* STATED PROBLEM
State the number of lines, and only that number, in which the word "drawn" appears.

* PROVIDED MATERIAL

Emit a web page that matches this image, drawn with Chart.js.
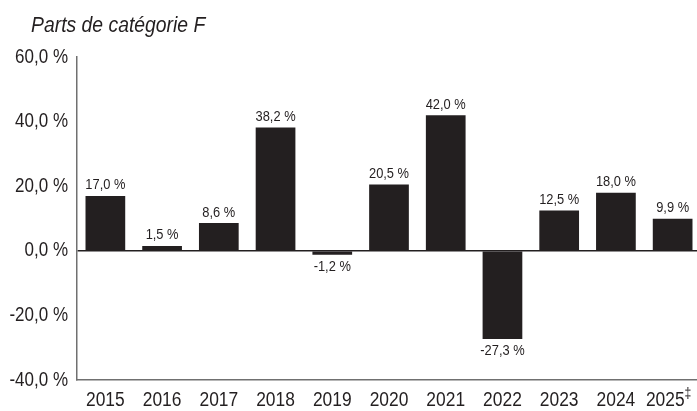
<!DOCTYPE html>
<html><head><meta charset="utf-8">
<script src="https://cdn.jsdelivr.net/npm/chart.js@4/dist/chart.umd.min.js"></script>
<style>html,body{margin:0;padding:0;background:#fff;overflow:hidden}#wrap{width:697px;height:411px;overflow:hidden}</style>
</head><body><div id="wrap"><canvas id="c" width="701" height="411"></canvas></div>
<script>
const categories = ['2015','2016','2017','2018','2019','2020','2021','2022','2023','2024','2025‡'];
const values = [17.0, 1.5, 8.6, 38.2, -1.2, 20.5, 42.0, -27.3, 12.5, 18.0, 9.9];
const yTicks = [-40, -20, 0, 20, 40, 60];
const titleText = 'Parts de catégorie F';

const FAM = "'Liberation Sans', Arial, sans-serif";
const INK = '#231f20';
const fmt = v => v.toFixed(1).replace('.', ',') + ' %';

// draw horizontally condensed text (reference uses a narrow Helvetica-like face)
function narrow(ctx, text, x, y, opt) {
  ctx.save();
  ctx.font = (opt.style || '') + ' ' + opt.size + 'px ' + FAM;
  ctx.fillStyle = INK;
  ctx.textAlign = opt.align || 'left';
  ctx.textBaseline = opt.baseline || 'alphabetic';
  ctx.translate(x, y);
  ctx.scale(opt.sx, 1);
  ctx.fillText(text, 0, 0);
  ctx.restore();
}

const textPlugin = {
  id: 'texts',
  afterDraw(chart) {
    const ctx = chart.ctx;
    const meta = chart.getDatasetMeta(0);
    meta.data.forEach((bar, i) => {
      const v = values[i];
      if (v >= 0) narrow(ctx, fmt(v), bar.x, bar.y - 3, { size: 15.5, sx: 0.83, align: 'center', baseline: 'bottom' });
      else narrow(ctx, fmt(v), bar.x, bar.y + 4, { size: 15.5, sx: 0.83, align: 'center', baseline: 'top' });
    });
    const ys = chart.scales.y;
    ys.ticks.forEach(t => {
      narrow(ctx, fmt(t.value), ys.right - 9, ys.getPixelForValue(t.value), { size: 20, sx: 0.85, align: 'right', baseline: 'middle' });
    });
    const xs = chart.scales.x;
    categories.forEach((lab, i) => {
      const x = xs.getPixelForValue(i);
      const y = xs.top + 10;
      const m = lab.match(/^(\d+)(\D*)$/);
      const main = m ? m[1] : lab, sup = m ? m[2] : '';
      if (!sup) {
        narrow(ctx, main, x, y, { size: 20, sx: 0.87, align: 'center', baseline: 'top' });
      } else {
        ctx.save();
        ctx.font = '20px ' + FAM;
        const w1 = ctx.measureText(main).width * 0.87;
        ctx.font = '14px ' + FAM;
        const w2 = ctx.measureText(sup).width * 0.87;
        ctx.restore();
        const x0 = x - (w1 + w2) / 2 - 4;
        narrow(ctx, main, x0, y, { size: 20, sx: 0.87, align: 'left', baseline: 'top' });
        narrow(ctx, sup, x0 + w1, y - 3, { size: 14, sx: 0.87, align: 'left', baseline: 'top' });
      }
    });
    narrow(ctx, titleText, 31, 32, { size: 22, sx: 0.88, style: 'italic', align: 'left', baseline: 'alphabetic' });
  }
};

new Chart(document.getElementById('c'), {
  type: 'bar',
  data: { labels: categories, datasets: [{ data: values, backgroundColor: INK, borderWidth: 0, barPercentage: 0.7, categoryPercentage: 1.0 }] },
  options: {
    responsive: false, animation: false, devicePixelRatio: 1,
    layout: { padding: { top: 57, right: 0, left: 0, bottom: 0 } },
    plugins: { legend: { display: false }, tooltip: { enabled: false }, title: { display: false } },
    scales: {
      x: {
        grid: { display: false, drawTicks: false },
        border: { display: true, color: '#707070', width: 1.5 },
        ticks: { color: 'rgba(0,0,0,0)', font: { family: FAM, size: 12 }, padding: 8, maxRotation: 0, autoSkip: false },
        afterFit(s) { s.height = 31; s.paddingLeft = 0; s.paddingRight = 0; }
      },
      y: {
        min: -40, max: 60,
        afterBuildTicks(s) { s.ticks = yTicks.map(v => ({ value: v })); },
        grid: { drawTicks: false, color: c => (c.tick && c.tick.value === 0) ? INK : 'rgba(0,0,0,0)', lineWidth: 1.5 },
        border: { display: true, color: '#707070', width: 1.5 },
        ticks: { color: 'rgba(0,0,0,0)', font: { family: FAM, size: 12 }, padding: 9, callback: v => fmt(v) },
        afterFit(s) { s.width = 77; s.paddingTop = 0; s.paddingBottom = 0; }
      }
    }
  },
  plugins: [textPlugin]
});
</script></body></html>
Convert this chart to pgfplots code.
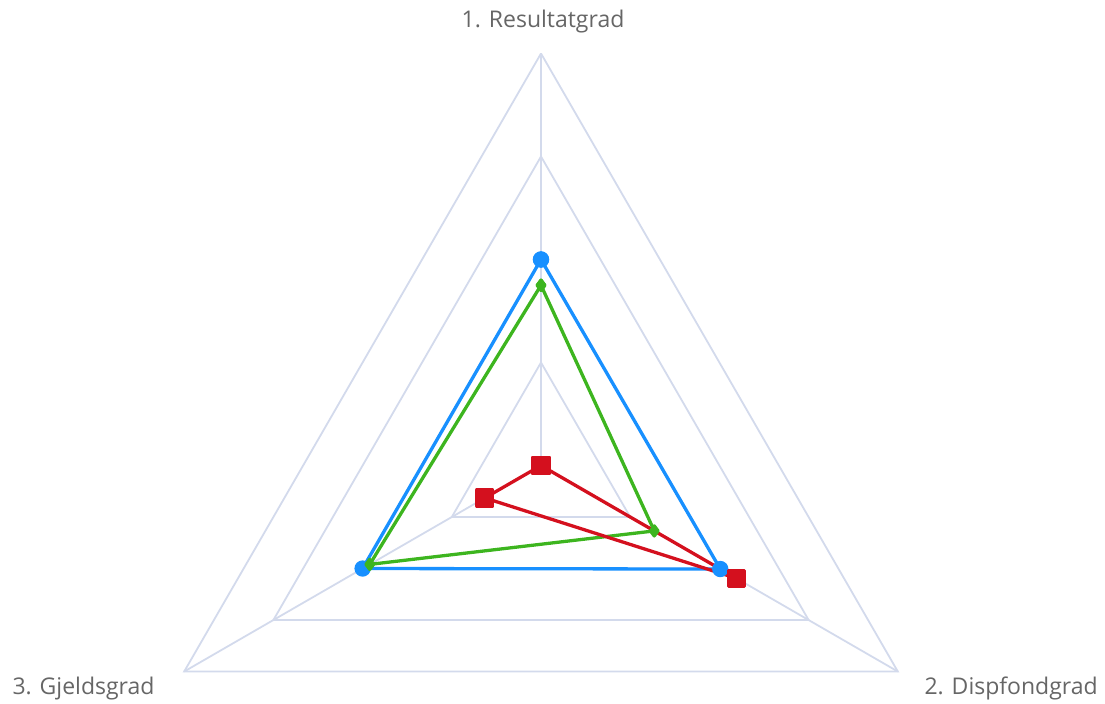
\documentclass[border=0pt]{standalone}
\usepackage{pgfplots}
\pgfplotsset{compat=1.18}
\usepackage{fontspec}
\setmainfont{Open Sans}
\definecolor{gridc}{HTML}{D3DAEC}
\definecolor{cblue}{HTML}{1890FF}
\definecolor{cgreen}{HTML}{3DB51F}
\definecolor{cred}{HTML}{D4101E}
\definecolor{labc}{HTML}{666666}
\begin{document}
\begin{tikzpicture}
\begin{axis}[
  scale only axis, width=1105pt, height=702pt,
  xmin=-5.2524, xmax=5.4757, ymin=-2.2961, ymax=4.5194,
  axis lines=none, ticks=none, clip=false,
]
\path (rel axis cs:0,0) rectangle (rel axis cs:1,1);
% grid triangles
\addplot[gridc, line width=1.8pt, data cs=polar] coordinates {(90,1)(-30,1)(210,1)(90,1)};
\addplot[gridc, line width=1.8pt, data cs=polar] coordinates {(90,2)(-30,2)(210,2)(90,2)};
\addplot[gridc, line width=1.8pt, data cs=polar] coordinates {(90,3)(-30,3)(210,3)(90,3)};
\addplot[gridc, line width=1.8pt, data cs=polar] coordinates {(90,4)(-30,4)(210,4)(90,4)};
% spokes
\addplot[gridc, line width=1.8pt, data cs=polar] coordinates {(90,0)(90,4)};
\addplot[gridc, line width=1.8pt, data cs=polar] coordinates {(-30,0)(-30,4)};
\addplot[gridc, line width=1.8pt, data cs=polar] coordinates {(210,0)(210,4)};
% series
\addplot[cblue, line width=3.3pt, line join=round, mark=*, mark size=6.5pt, data cs=polar]
  coordinates {(90,2.00)(-30,2.01)(210,2.00)(90,2.00)};
\addplot[cgreen, line width=3.3pt, line join=round, mark=diamond*, mark size=5pt, data cs=polar]
  coordinates {(90,1.75)(-30,1.27)(210,1.92)(90,1.75)};
\addplot[cred, line width=3.3pt, line join=round, mark=square*, mark size=8pt, data cs=polar]
  coordinates {(90,0.00)(-30,2.19)(210,0.63)(90,0.00)};
% labels
\node[text=labc, font=\fontsize{23}{26}\selectfont, anchor=base] at (axis cs:0.02,4.25) {1. Resultatgrad};
\node[text=labc, font=\fontsize{23}{26}\selectfont, anchor=base east] at (axis cs:-3.718,-2.22) {3. Gjeldsgrad};
\node[text=labc, font=\fontsize{23}{26}\selectfont, anchor=base west] at (axis cs:3.689,-2.22) {2. Dispfondgrad};
\end{axis}
\end{tikzpicture}
\end{document}
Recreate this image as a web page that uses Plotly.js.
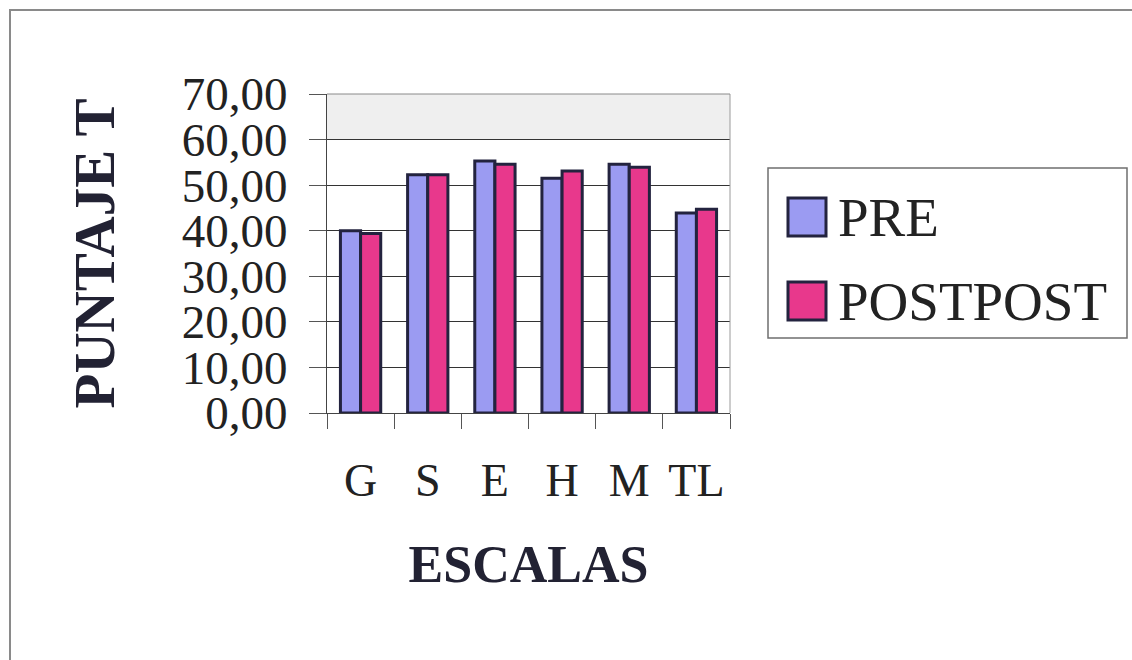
<!DOCTYPE html>
<html>
<head>
<meta charset="utf-8">
<script src="https://cdn.plot.ly/plotly-3.0.1.min.js"></script>
<style>
  html, body { margin: 0; padding: 0; background: #ffffff; overflow: hidden; }
  #frame { position: absolute; left: 9px; top: 9px; width: 1200px; height: 700px;
           border-left: 2px solid #8a8a8a; border-top: 2px solid #8a8a8a; }
  #chart { position: absolute; left: 0; top: 0; width: 1132px; height: 660px; }
</style>
</head>
<body>
<div id="frame"></div>
<div id="chart"></div>
<script>
// ---- data ----
const categories = ["G", "S", "E", "H", "M", "TL"];
const seriesNames = ["PRE", "POSTPOST"];
const preValues = [40.0, 52.3, 55.3, 51.5, 54.6, 43.9];
const postpostValues = [39.4, 52.3, 54.6, 53.1, 53.9, 44.7];
const yTickValues = [0, 10, 20, 30, 40, 50, 60, 70];
const yTickLabels = ["0,00", "10,00", "20,00", "30,00", "40,00", "50,00", "60,00", "70,00"];

// ---- style ----
const colors = ["#9b9bf2", "#e8388c"];
const outline = "#23233f";
const serif = "Liberation Serif, Times New Roman, serif";

const W = 1132, H = 660;
const M = { l: 327, r: 402, t: 94, b: 247 };
const plotW = W - M.l - M.r, plotH = H - M.t - M.b;
// pixel -> paper helpers for the hand-built legend box
const px = x => (x - M.l) / plotW;
const py = y => (H - M.b - y) / plotH;

const seriesValues = [preValues, postpostValues];
const traces = seriesNames.map((name, i) => ({
  type: "bar",
  name: name,
  x: categories,
  y: seriesValues[i],
  marker: { color: colors[i], line: { color: outline, width: 3 } },
  hoverinfo: "x+y+name"
}));

// legend (drawn as shapes + annotations)
const shapes = [
  { type: "rect", xref: "x domain", yref: "y", x0: 0, x1: 1, y0: 60, y1: 70,
    fillcolor: "#efefef", line: { width: 0 }, layer: "below" },
  { type: "rect", xref: "paper", yref: "paper", x0: px(768), x1: px(1127), y0: py(338), y1: py(168),
    fillcolor: "#ffffff", line: { color: "#6f6f6f", width: 1.5 } }
];
const annotations = [];
const rowCenters = [217, 301];
seriesNames.forEach((name, i) => {
  const cy = rowCenters[i];
  shapes.push({ type: "rect", xref: "paper", yref: "paper",
    x0: px(788), x1: px(826), y0: py(cy + 19), y1: py(cy - 19),
    fillcolor: colors[i], line: { color: outline, width: 3 } });
  annotations.push({ xref: "paper", yref: "paper", x: px(836), y: py(cy),
    xanchor: "left", yanchor: "middle", showarrow: false, text: name,
    font: { family: serif, size: 55, color: "#222222" } });
});

const layout = {
  width: W, height: H,
  margin: M,
  paper_bgcolor: "rgba(0,0,0,0)",
  plot_bgcolor: "#ffffff",
  showlegend: false,
  barmode: "group",
  bargap: 0.4,
  bargroupgap: 0,
  font: { family: serif, color: "#222222" },
  xaxis: {
    type: "category",
    tickson: "boundaries",
    tickangle: 0,
    ticks: "outside", ticklen: 15, tickwidth: 1, tickcolor: "#555555",
    ticklabelstandoff: 27,
    tickfont: { family: serif, size: 46, color: "#222222" },
    showline: true, linecolor: "#444444", linewidth: 1, mirror: false,
    showgrid: false, zeroline: false,
    title: { text: "<b>ESCALAS</b>", standoff: 40, font: { family: serif, size: 52, color: "#222233" } }
  },
  yaxis: {
    range: [0, 70],
    tickvals: yTickValues, ticktext: yTickLabels,
    ticks: "outside", ticklen: 17, tickwidth: 1, tickcolor: "#555555",
    ticklabelstandoff: 12,
    tickfont: { family: serif, size: 47, color: "#222222" },
    showline: true, linecolor: "#444444", linewidth: 1,
    showgrid: true, gridcolor: "#333333", gridwidth: 1, zeroline: false,
    title: { text: "<b>PUNTAJE T</b>", standoff: 48, font: { family: serif, size: 57, color: "#222233" } }
  },
  shapes: shapes,
  annotations: annotations
};

// right and top border of plot (light)
shapes.push({ type: "line", xref: "x domain", yref: "y domain", x0: 1, x1: 1, y0: 0, y1: 1,
  line: { color: "#9a9a9a", width: 1 } });
shapes.push({ type: "line", xref: "x domain", yref: "y domain", x0: 0, x1: 1, y0: 1, y1: 1,
  line: { color: "#8a8a8a", width: 1 } });

Plotly.newPlot("chart", traces, layout, { displayModeBar: false, staticPlot: true });
</script>
</body>
</html>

* ANSWER TO THIS EXERCISE
2